Avec Siv Lie*
Ce séminaire explore la politique du silence dans la commémoration du génocide. Les Manouches français, qui sont mieux connus pour leur pratique du jazz manouche, étaient largement ciblés par des décrets génocidaires sous les régimes nazi et vichy en France pendant la deuxième guerre mondiale. Les Manouches sont souvent caractérisés comme réticents à commémorer ce génocide, mais on peut trouver beaucoup d’exceptions dans les témoiganges, le discours quotidien, et la musique. Le travail des musiciens en particulier suggère des changements dans les attitudes concernant la mémoire des morts, ainsi qu’une multiplicité d'approches à la mort et aux traumatismes parmi les communautés et les individus manouches. Certains visent aussi à contribuer à des luttes contre un long héritage de racisme antitsigane en France et ailleurs. Ce séminaire suivra le fil des recherches entreprises depuis quelques années et du travail de terrain en cours pendant l’automne 2023.

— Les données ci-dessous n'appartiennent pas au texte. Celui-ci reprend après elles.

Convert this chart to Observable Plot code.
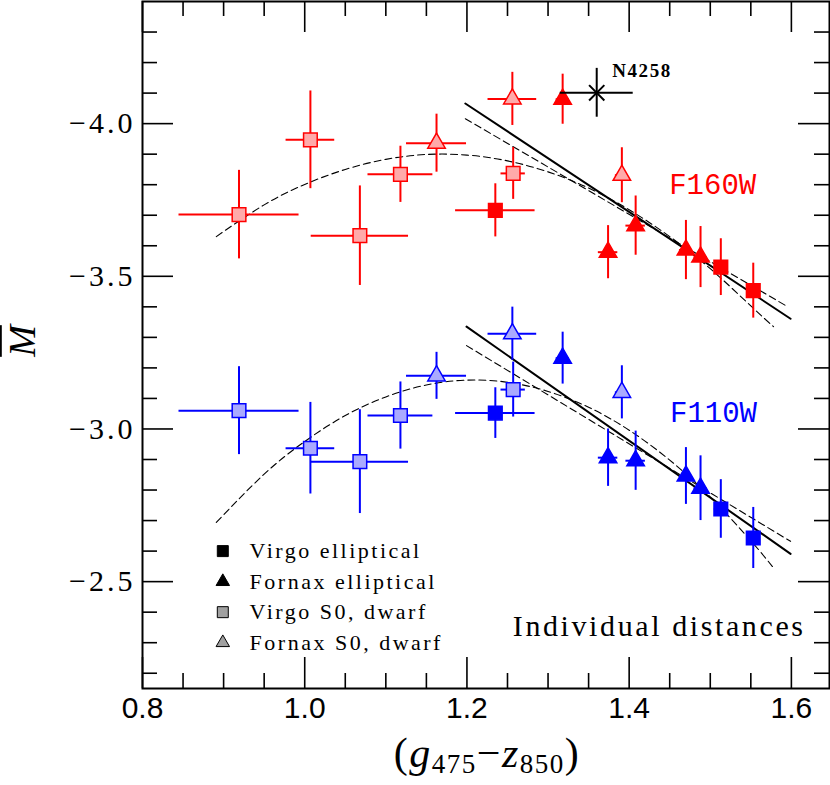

* Siv Lie est professeure associée de musique et professeure associée affiliée d’anthropologie à l’Université du Maryland (États-Unis). En 2023-24, elle est Fellow à l’Université de Strasbourg Institute d’Études Avancées dans le Laboratoire interdisciplinaire en études culturelles (LinCS). Son travail s’est centré largement sur l’utilisation des pratiques expressives par les populations romani afin de promouvoir leurs intérêts socio-politiques et économiques. Son premier livre, Django Generations: Hearing Ethnorace, Citizenship, and Jazz Manouche in France (University of Chicago Press, 2021), est issu d’une décennie de recherches sur le jazz manouche, un genre inspiré par la musique du guitariste manouche Django Reinhardt. Cet ouvrage montre les façons dont les tensions entre les identités raciales et l’appartenance nationale se déploient dans les industries françaises du jazz. En tant que cofondatrice et coordinatrice de l’Initiative pour la musique romani à l’université de New York, elle a réuni des universitaires, des artistes et des membres de la communauté afin de sensibiliser le public aux musiques et cultures romani. Elle est également conservatrice de la partie « Musique » de RomArchive, les premières archives numériques des arts et cultures romani principalement dirigées par des personnes romani.
Le séminaire du CREM (Centre de recherche en ethnomusicologie) a lieu deux lundis par mois, de 10h à 12h. Les chercheurs (doctorants compris) membres du CREM ou invités de passage y présentent leurs travaux en cours. Les présentations durent 50 minutes, et sont suivies d’une pause café et d’une heure de discussion.
Occasionnellement, le séminaire prend la forme d’un atelier rassemblant plusieurs chercheurs autour d’un thème commun. Il dure alors un après-midi ou bien une journée complète.
La participation au séminaire est ouverte à tous. Il fait par ailleurs partie du cursus des Master d’ethnomusicologie des universités Paris Nanterre et Paris 8 Saint-Denis.